__TASK DIRECTIONS__.
Retype exactly the lines from the first one through the line with "share_temp = [19.0, 11.95, 6.4]", including both ends; skip any pictures.

— START DATASET CONTENT —

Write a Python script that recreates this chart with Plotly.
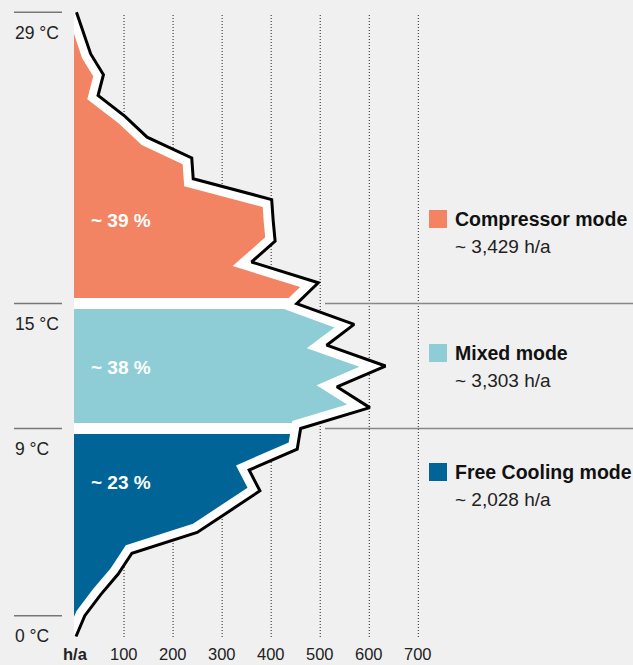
import numpy as np
import plotly.graph_objects as go

# ---------------- data ----------------
temps = list(range(-1, 30))
hours = [2, 20, 52, 88, 116, 249, 313, 377, 355, 453, 460, 601, 534, 633, 513,
         569, 452, 496, 360, 408, 404, 401, 241, 238, 147, 102, 47, 58, 32, 18, 3]

mode_names = ["Compressor mode", "Mixed mode", "Free Cooling mode"]
mode_hours = ["~ 3,429 h/a", "~ 3,303 h/a", "~ 2,028 h/a"]
mode_share = ["~ 39 %", "~ 38 %", "~ 23 %"]
mode_low = [15, 9, -2]
mode_high = [30, 15, 9]
mode_colors = ["#F28463", "#8ECDD6", "#006496"]
share_temp = [19.0, 11.95, 6.4]

temp_marks = [29, 15, 9, 0]
temp_labels = ["29 °C", "15 °C", "9 °C", "0 °C"]
x_ticks = [0, 100, 200, 300, 400, 500, 600, 700]
x_tick_labels = ["<b>h/a</b>", "100", "200", "300", "400", "500", "600", "700"]
grid_ticks = [100, 200, 300, 400, 500, 600, 700]

# ---------------- scales (pixel layout) ----------------
W, H = 633, 665
OX, OY = 75.0, 615.7        # pixel of (0 h/a, 0 degC)
PXH, PXT = 0.4905, 20.807   # px per h/a, px per degC


def px2x(px):
    return (px - OX) / PXH


def py2t(py):
    return (OY - py) / PXT


# inward offset of the profile (in pixel space)
P = np.array([[h * PXH, t * PXT] for h, t in zip(hours, temps)])
seg = P[1:] - P[:-1]
u = seg / np.linalg.norm(seg, axis=1)[:, None]
nrm = np.stack([-u[:, 1], u[:, 0]], axis=1)
D = 9.5
Q = [P[0] + D * nrm[0]]
for i in range(1, len(P) - 1):
    n1, n2 = nrm[i - 1], nrm[i]
    Q.append(P[i] + D * (n1 + n2) / (1 + n1 @ n2))
Q.append(P[-1] + D * nrm[-1])
poly = [tuple(q) for q in Q] + [(-200.0, Q[-1][1]), (-200.0, Q[0][1])]


def clip_half(pg, a, c):
    a = np.array(a)
    out = []
    for i in range(len(pg)):
        cur, prev = np.array(pg[i]), np.array(pg[i - 1])
        cin, pin = a @ cur >= c, a @ prev >= c
        if cin != pin:
            t = (c - a @ prev) / (a @ (cur - prev))
            out.append(tuple(prev + t * (cur - prev)))
        if cin:
            out.append(tuple(cur))
    return out


GAP = 5.5
fig = go.Figure()

# dotted grid
gx, gy = [], []
for v in grid_ticks:
    gx += [v, v, None]
    gy += [-1.02, 28.9, None]
fig.add_trace(go.Scatter(x=gx, y=gy, mode="lines",
                         line=dict(color="#444444", width=1.2, dash="1px,2px"),
                         hoverinfo="skip"))

# white area under the profile
fig.add_trace(go.Scatter(x=[-2] + hours + [-2], y=[temps[0]] + temps + [temps[-1]],
                         fill="toself", fillcolor="white", mode="none",
                         hoverinfo="skip"))

# coloured bands
for lo, hi, col in zip(mode_low, mode_high, mode_colors):
    ylo = lo * PXT + (GAP if lo > 0 else 0)
    yhi = hi * PXT - (GAP if hi < 29 else 0)
    pg = clip_half(poly, (1, 0), -1.0)
    pg = clip_half(pg, (0, 1), ylo)
    pg = clip_half(pg, (0, -1), -yhi)
    xs = [p[0] / PXH for p in pg] + [pg[0][0] / PXH]
    ys = [p[1] / PXT for p in pg] + [pg[0][1] / PXT]
    fig.add_trace(go.Scatter(x=xs, y=ys, fill="toself", fillcolor=col,
                             mode="none", hoverinfo="skip"))

# black profile line
fig.add_trace(go.Scatter(x=hours, y=temps, mode="lines",
                         line=dict(color="black", width=3), hoverinfo="skip"))

shapes = []
ann = []
FONT = "Liberation Sans, Arial, sans-serif"

for t, lab in zip(temp_marks, temp_labels):
    shapes.append(dict(type="line", x0=px2x(14), x1=px2x(62), y0=t, y1=t,
                       line=dict(color="#777777", width=1.5)))
    ann.append(dict(x=px2x(13), y=t - 20.5 / PXT, text=lab, showarrow=False,
                    xanchor="left", yanchor="middle",
                    font=dict(family=FONT, size=17.5, color="#222222")))

for t in [15, 9]:
    shapes.append(dict(type="line", x0=px2x(325), x1=px2x(640), y0=t, y1=t,
                       line=dict(color="#888888", width=1.5)))

for v, lab in zip(x_ticks, x_tick_labels):
    ann.append(dict(x=v, y=py2t(653.5), text=lab, showarrow=False,
                    xanchor="center", yanchor="middle", borderpad=0,
                    font=dict(family=FONT, size=16.5, color="#222222")))

for s, t in zip(mode_share, share_temp):
    ann.append(dict(x=px2x(89), y=t, text="<b>" + s + "</b>", showarrow=False,
                    xanchor="left", yanchor="middle",
                    font=dict(family=FONT, size=19, color="white")))

leg_y = [219, 353, 472]
for name, hh, col, yc in zip(mode_names, mode_hours, mode_colors, leg_y):
    shapes.append(dict(type="rect", x0=px2x(429), x1=px2x(447),
                       y0=py2t(yc - 9), y1=py2t(yc + 9),
                       fillcolor=col, line=dict(width=0)))
    ann.append(dict(x=px2x(453), y=py2t(yc), text="<b>" + name + "</b>",
                    showarrow=False, xanchor="left", yanchor="middle",
                    font=dict(family=FONT, size=19.5, color="#111111")))
    ann.append(dict(x=px2x(453), y=py2t(yc + 27), text=hh,
                    showarrow=False, xanchor="left", yanchor="middle",
                    font=dict(family=FONT, size=19, color="#222222")))

fig.update_layout(
    width=W, height=H, autosize=False,
    margin=dict(l=0, r=0, t=0, b=0),
    paper_bgcolor="#F0F0F0", plot_bgcolor="#F0F0F0",
    showlegend=False,
    xaxis=dict(range=[px2x(0), px2x(W)], visible=False, fixedrange=True),
    yaxis=dict(range=[py2t(H), py2t(0)], visible=False, fixedrange=True),
    shapes=shapes, annotations=ann,
)

fig.write_html(
    "out.html",
    config={"displayModeBar": False},
    post_script="document.body.style.margin='0';document.body.style.padding='0';"
                "document.body.style.overflow='hidden';"
                "document.body.style.background='#F0F0F0';",
)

— END DATASET CONTENT —

__OUTPUT OF THE EXERCISE__.
Write a Python script that recreates this chart with Plotly.
import numpy as np
import plotly.graph_objects as go

# ---------------- data ----------------
temps = list(range(-1, 30))
hours = [2, 20, 52, 88, 116, 249, 313, 377, 355, 453, 460, 601, 534, 633, 513,
         569, 452, 496, 360, 408, 404, 401, 241, 238, 147, 102, 47, 58, 32, 18, 3]

mode_names = ["Compressor mode", "Mixed mode", "Free Cooling mode"]
mode_hours = ["~ 3,429 h/a", "~ 3,303 h/a", "~ 2,028 h/a"]
mode_share = ["~ 39 %", "~ 38 %", "~ 23 %"]
mode_low = [15, 9, -2]
mode_high = [30, 15, 9]
mode_colors = ["#F28463", "#8ECDD6", "#006496"]
share_temp = [19.0, 11.95, 6.4]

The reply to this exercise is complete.